Another question: If we achieve flat mag and phase, and of course an associated clean impulse/step response,
haven't we optimized both the frequency domain and the time domain together? What problems remain?
((( I simply can't understand why we make filters so complicated...
(i often think IIR crossover phase rotations, and trying to eliminate them, are at the root of all unnecessary complication)...)))
If you design a filter entirely in the frequency domain, then you have to "settle for whatever you get" in the time domain. And vice-versa. For example: you could (try to) design an ideal lowpass filter in the frequency domain, but what you'd get in the time domain is a sinc of infinite extent. Probably not what you had in mind.

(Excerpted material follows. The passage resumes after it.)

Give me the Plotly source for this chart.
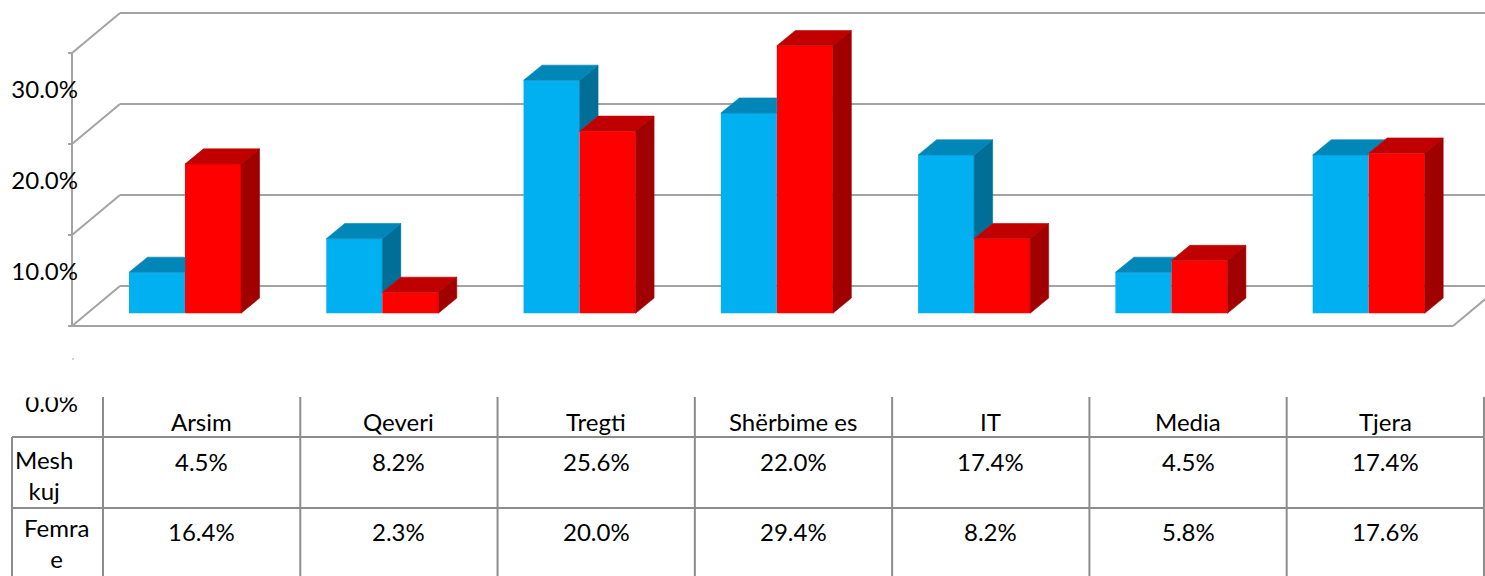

Only if your flat response extends from DC to infinity. All practical audio responses are bandpass by necessity. That means there is an associated impulse response that is not a true impulse. The designer's problem is to decide where and how to compromise between frequency and time responses. "Can I tolerate pre-ring?" "How much pre-ring?" "Can I tolerate delay?" "How much delay?" "Can I tolerate deviation from perfectly flat magnitude response?" "How much deviation?" "Can I tolerate nonlinear phase response?" "How much nonlinearity?" And so on.
In addition, what is flat magnitude and phase on-axis may not be (probably won't be) flat magnitude and phase off-axis. What sums perfectly mathematically does not always sum perfectly acoustically.
And then, of course there is the problem of the room ...
It's a complicated subject. In order to simplify a complicated subject, we have to ignore some aspects that may be important. We can make a simple subject complicated, but we can't make a complicated subject simple without assuming-away some parts of it.